El correo no llega hasta este lugar, donde tampoco hay un teléfono ni droguería, ni enfermera, mucho menos médico. Son pocas las familias que tienen televisor en la casa. Por cercanía con Sativasur, asisten los domingos a misa y a proveerse de víveres y remedios caseros, pero cuanto deben atender a trámites de orden legal, como registros civiles de nacimiento o de documentos públicos, acuden a Sativanorte, que es el municipio al que geográficamente pertenecen.
Todos aceptan la situación en que viven: lo que tocó tocó y qué le vamos a hacer , es la respuesta conformista que tienen.
A las seis de la tarde la soledad empieza a reinar en el lugar, pues a esa hora los mayores se van a dormir, pero indefectiblemente se levantan a las cuatro de la mañana. En las vacaciones escolares, los muchachos se quedan un poco más en la calle, pero no más allá de las nueve de la noche, conversando o jugando.
Miguel Angel Mejía, de 13 años, terminó este año el sexto grado en el Colegio Señor de los Milagros de Sativasur, con muchos sacrificios. Todos los días debió caminar una hora para ir de su casa a clases. Salía a las 6:15 de la mañana y regresaba a las 4:30. Al mediodía, se encontraba a mitad de camino de su casa con su mamá, que lo esperaba con el almuerzo. El año entrante ese volverá a ser su itinerario escolar.
Aquí no hay fiestas populares ni familiares. En las noches, la radio es la mejor compañía, especialmente de los jóvenes.
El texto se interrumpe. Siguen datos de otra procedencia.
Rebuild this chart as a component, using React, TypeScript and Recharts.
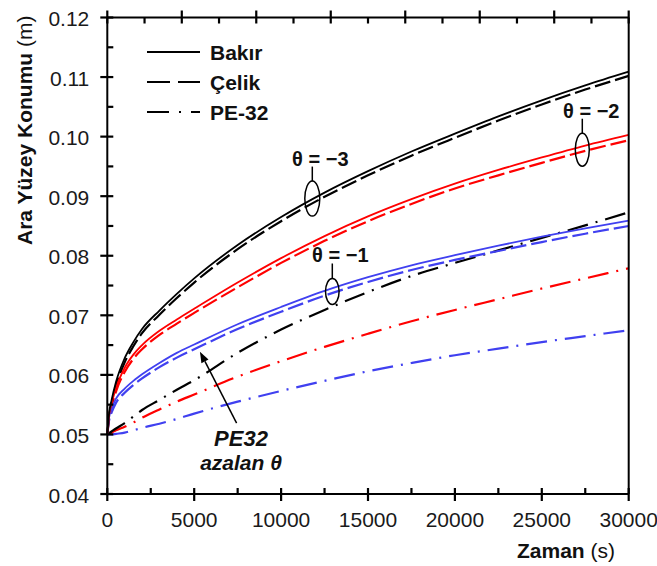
import React from 'react';
import { LineChart, Line, XAxis, YAxis, ReferenceDot, ReferenceLine } from 'recharts';

// time (s)
const times = [0, 100, 250, 500, 1000, 1500, 2000, 3000, 4000, 5000, 7500, 10000, 12500, 15000, 17500, 20000, 22500, 25000, 27500, 30000];

// interface position (m)
const bakir3 = [0.05, 0.0535, 0.0558, 0.0588, 0.0628, 0.0655, 0.0677, 0.0708, 0.0736, 0.0762, 0.0818, 0.0865, 0.0906, 0.0942, 0.0975, 0.1005, 0.1034, 0.1061, 0.1086, 0.1109];
const celik3 = [0.05, 0.053, 0.0552, 0.0581, 0.0621, 0.0648, 0.067, 0.0701, 0.0729, 0.0755, 0.0811, 0.0858, 0.0899, 0.0935, 0.0968, 0.0998, 0.1027, 0.1054, 0.1079, 0.1102];
const pe3 = [0.05, 0.0502, 0.0505, 0.051, 0.0519, 0.053, 0.0541, 0.0558, 0.0575, 0.0591, 0.0637, 0.0676, 0.0709, 0.0739, 0.0766, 0.0788, 0.0809, 0.083, 0.0851, 0.0873];

const bakir2 = [0.05, 0.0532, 0.0552, 0.0578, 0.0612, 0.0634, 0.065, 0.0674, 0.0693, 0.0711, 0.0755, 0.0796, 0.0833, 0.0866, 0.0895, 0.0921, 0.0944, 0.0965, 0.0985, 0.1003];
const celik2 = [0.05, 0.0527, 0.0547, 0.0572, 0.0605, 0.0627, 0.0643, 0.0667, 0.0686, 0.0704, 0.0747, 0.0788, 0.0825, 0.0858, 0.0887, 0.0913, 0.0935, 0.0956, 0.0976, 0.0994];
const pe2 = [0.05, 0.0501, 0.0503, 0.0507, 0.0513, 0.052, 0.0528, 0.0542, 0.0555, 0.0567, 0.0597, 0.0623, 0.0647, 0.0669, 0.069, 0.0709, 0.0727, 0.0745, 0.0762, 0.0779];

const bakir1 = [0.05, 0.0528, 0.0543, 0.056, 0.0577, 0.059, 0.0601, 0.062, 0.0637, 0.0651, 0.0685, 0.0714, 0.0741, 0.0764, 0.0784, 0.0801, 0.0817, 0.0832, 0.0846, 0.0859];
const celik1 = [0.05, 0.0523, 0.0537, 0.0553, 0.057, 0.0583, 0.0594, 0.0613, 0.0629, 0.0643, 0.0677, 0.0706, 0.0733, 0.0756, 0.0776, 0.0793, 0.0808, 0.0823, 0.0837, 0.085];
const pe1 = [0.05, 0.05, 0.05, 0.0501, 0.0503, 0.0507, 0.0511, 0.0518, 0.0526, 0.0535, 0.0555, 0.0573, 0.059, 0.0606, 0.062, 0.0633, 0.0644, 0.0655, 0.0665, 0.0675];

// axis ticks
const xTicks = [0, 2500, 5000, 7500, 10000, 12500, 15000, 17500, 20000, 22500, 25000, 27500, 30000];
const topTicks = [0, 2143, 4286, 6429, 8571, 10714, 12857, 15000, 17143, 19286, 21429, 23571, 25714, 27857, 30000];
const yTicks = [0.04, 0.045, 0.05, 0.055, 0.06, 0.065, 0.07, 0.075, 0.08, 0.085, 0.09, 0.095, 0.1, 0.105, 0.11, 0.115, 0.12];

const data = times.map((t, i) => ({
  t,
  bakir3: bakir3[i], celik3: celik3[i], pe3: pe3[i],
  bakir2: bakir2[i], celik2: celik2[i], pe2: pe2[i],
  bakir1: bakir1[i], celik1: celik1[i], pe1: pe1[i],
}));

const BLACK = '#000000';
const RED = '#ff0000';
const BLUE = '#4040f0';
const DASH = '16 5';
const DASHDOT = '21 8 2 8';
const FONT = '"Liberation Sans", Arial, sans-serif';
const tickText = { fontFamily: FONT, fontSize: 21, fill: '#1a1a1a' };
const Y_DOMAIN = [0.04, 0.12];
const X_DOMAIN = [0, 30000];
const axisLine = { stroke: BLACK, strokeWidth: 2 };
const TW = 2.2; // tick stroke
const OUT = 7; // major tick, outside part
const IN = 6; // tick, inside part

const isMajorY = (v: number) => Math.abs(v * 100 - Math.round(v * 100)) < 1e-6;
const isMajorX = (v: number) => v % 5000 === 0;

function LeftTick(props: any) {
  const { x, y, payload } = props;
  const major = isMajorY(payload.value);
  return (
    <g>
      <path d={`M${major ? x - OUT : x},${y}H${x + IN}`} stroke={BLACK} strokeWidth={TW} fill="none" />
      {major && (
        <text x={x - 18} y={y + 8.5} textAnchor="end" {...tickText}>
          {payload.value.toFixed(2)}
        </text>
      )}
    </g>
  );
}

function RightTick(props: any) {
  const { x, y, payload } = props;
  const major = isMajorY(payload.value);
  return <path d={`M${x - IN},${y}H${major ? x + OUT : x}`} stroke={BLACK} strokeWidth={TW} fill="none" />;
}

function BottomTick(props: any) {
  const { x, y, payload } = props;
  const major = isMajorX(payload.value);
  return (
    <g>
      <path d={`M${x},${y - IN}V${major ? y + OUT : y}`} stroke={BLACK} strokeWidth={TW} fill="none" />
      {major && (
        <text x={x} y={y + 33} textAnchor="middle" {...tickText}>
          {payload.value}
        </text>
      )}
    </g>
  );
}

function TopTick(props: any) {
  const { x, y, index } = props;
  const major = index % 2 === 0;
  return <path d={`M${x},${major ? y - OUT : y}V${y + IN}`} stroke={BLACK} strokeWidth={TW} fill="none" />;
}

// ellipse with a stem and θ label above it
const thetaMark = (label: string, rx: number, ry: number, dx: number, dy: number) => (p: any) => {
  const { cx, cy } = p;
  return (
    <g>
      <ellipse cx={cx} cy={cy} rx={rx} ry={ry} fill="none" stroke={BLACK} strokeWidth={1.5} />
      <line x1={cx} x2={cx} y1={cy - ry} y2={cy + dy + 1} stroke={BLACK} strokeWidth={1.5} />
      <text x={cx + dx} y={cy + dy} textAnchor="middle" fontFamily={FONT} fontSize={20} fontWeight="bold" fill="#111">
        {label}
      </text>
    </g>
  );
};

function Arrow(p: any) {
  const { x1, y1, x2, y2 } = p;
  const ang = Math.atan2(y2 - y1, x2 - x1);
  const L = 11;
  const W = 4;
  const bx = x2 - L * Math.cos(ang);
  const by = y2 - L * Math.sin(ang);
  const nx = -Math.sin(ang) * W;
  const ny = Math.cos(ang) * W;
  return (
    <g>
      <line x1={x1} y1={y1} x2={bx} y2={by} stroke={BLACK} strokeWidth={1.5} />
      <polygon points={`${x2},${y2} ${bx + nx},${by + ny} ${bx - nx},${by - ny}`} fill={BLACK} />
    </g>
  );
}

function Overlay() {
  return (
    <svg width={657} height={566} style={{ position: 'absolute', left: 0, top: 0, pointerEvents: 'none' }}>
      {/* legend */}
      <line x1={147} x2={200} y1={52} y2={52} stroke={BLACK} strokeWidth={2.2} />
      <line x1={147} x2={200} y1={82} y2={82} stroke={BLACK} strokeWidth={2.2} strokeDasharray="23 8" />
      <line x1={147} x2={200} y1={112} y2={112} stroke={BLACK} strokeWidth={2.2} strokeDasharray="22 10 2 10" />
      <g fontFamily={FONT} fontSize={21} fontWeight="bold" fill="#111">
        <text x={210} y={60}>Bakır</text>
        <text x={210} y={90}>Çelik</text>
        <text x={210} y={120}>PE-32</text>
      </g>
      {/* axis titles */}
      <text x={32} y={245} transform="rotate(-90 32 245)" fontFamily={FONT} fontSize={21} fill="#111">
        <tspan fontWeight="bold">Ara Yüzey Konumu</tspan>
        <tspan> (m)</tspan>
      </text>
      <text x={517} y={558} fontFamily={FONT} fontSize={21} fill="#111">
        <tspan fontWeight="bold">Zaman</tspan>
        <tspan> (s)</tspan>
      </text>
      {/* PE32 note */}
      <g fontFamily={FONT} fontWeight="bold" fontStyle="italic" fill="#111" textAnchor="middle">
        <text x={241} y={446} fontSize={22}>PE32</text>
        <text x={241} y={470} fontSize={21}>azalan θ</text>
      </g>
    </svg>
  );
}

export default function App() {
  return (
    <div style={{ position: 'absolute', left: 0, top: 0, width: 657, height: 566, background: '#fff' }}>
      <LineChart width={657} height={566} data={data} margin={{ top: 7.5, right: 18.3, left: 0.3, bottom: 0 }}>
        <XAxis dataKey="t" type="number" domain={X_DOMAIN} ticks={xTicks} interval={0} height={72}
          tickSize={0} tickMargin={0} tickLine={false} axisLine={axisLine} tick={<BottomTick />} />
        <XAxis xAxisId="top" orientation="top" dataKey="t" type="number" domain={X_DOMAIN} ticks={topTicks} interval={0} height={10}
          tickSize={0} tickMargin={0} tickLine={false} axisLine={axisLine} tick={<TopTick />} />
        <YAxis type="number" domain={Y_DOMAIN} ticks={yTicks} interval={0} width={107}
          tickSize={0} tickMargin={0} tickLine={false} axisLine={axisLine} tick={<LeftTick />} />
        <YAxis yAxisId="right" orientation="right" type="number" domain={Y_DOMAIN} ticks={yTicks} interval={0} width={10}
          tickSize={0} tickMargin={0} tickLine={false} axisLine={axisLine} tick={<RightTick />} />

        <Line dataKey="pe1" stroke={BLUE} strokeWidth={2.2} strokeDasharray={DASHDOT} dot={false} activeDot={false} type="monotone" isAnimationActive={false} />
        <Line dataKey="pe2" stroke={RED} strokeWidth={2.2} strokeDasharray={DASHDOT} dot={false} activeDot={false} type="monotone" isAnimationActive={false} />
        <Line dataKey="pe3" stroke={BLACK} strokeWidth={2.2} strokeDasharray={DASHDOT} dot={false} activeDot={false} type="monotone" isAnimationActive={false} />
        <Line dataKey="celik1" stroke={BLUE} strokeWidth={2.2} strokeDasharray={DASH} dot={false} activeDot={false} type="monotone" isAnimationActive={false} />
        <Line dataKey="celik2" stroke={RED} strokeWidth={2.2} strokeDasharray={DASH} dot={false} activeDot={false} type="monotone" isAnimationActive={false} />
        <Line dataKey="celik3" stroke={BLACK} strokeWidth={2.2} strokeDasharray={DASH} dot={false} activeDot={false} type="monotone" isAnimationActive={false} />
        <Line dataKey="bakir1" stroke={BLUE} strokeWidth={1.8} dot={false} activeDot={false} type="monotone" isAnimationActive={false} />
        <Line dataKey="bakir2" stroke={RED} strokeWidth={1.8} dot={false} activeDot={false} type="monotone" isAnimationActive={false} />
        <Line dataKey="bakir3" stroke={BLACK} strokeWidth={1.8} dot={false} activeDot={false} type="monotone" isAnimationActive={false} />

        <ReferenceDot x={11795} y={0.0896} r={0} shape={thetaMark('θ = −3', 7.5, 17.5, 8, -33)} />
        <ReferenceDot x={27330} y={0.0978} r={0} shape={thetaMark('θ = −2', 7, 16.5, 9, -32)} />
        <ReferenceDot x={12946} y={0.0740} r={0} shape={thetaMark('θ = −1', 6.8, 13, 8, -29)} />
        <ReferenceLine
          segment={[{ x: 7440, y: 0.0519 }, { x: 5330, y: 0.0639 }]}
          shape={<Arrow />}
        />
      </LineChart>
      <Overlay />
    </div>
  );
}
Raimundo Duarte, nació en 1939 en Sativaviejo y apenas sabe leer y escribir. Es soltero porque como está la vida, mantener mujer es tremendo, y si no alcanza para uno, menos para alimentar otra boca . En la casa que vive no tiene luz ni letrina. Trabaja en una finca donde siembra, en compañía, papa, trigo, maíz, apenas para el gasto. Cuando el invierno es severo, siente temor de que se vuelva a repetir la emergencia que vivieron sus antepasados en el 33. Por lo demás, vive tranquilo.
Este es Sativaviejo, un pueblo que la furia de la naturaleza borró de la geografía boyacense, pero que unas pocas familias se resiten a dejarlo morir. Por la que hoy es la calle principal del caserío diariamente transitan los viejos dispuestos a morir en la tierra de sus antepasados y, también los niños y los jóvenes, que una vez van terminando sus estudios primarios se van a las ciudades con el anhelo de regresar para encontrarse nuevamente con su historia y con su pasado.
Nadie cree que Sativaviejo vuelva a ser víctima de un nuevo deslizamiento. Ya lo que pasó pasó, a menos que sea la voluntad de Dios , dijo Valentín Jiménez.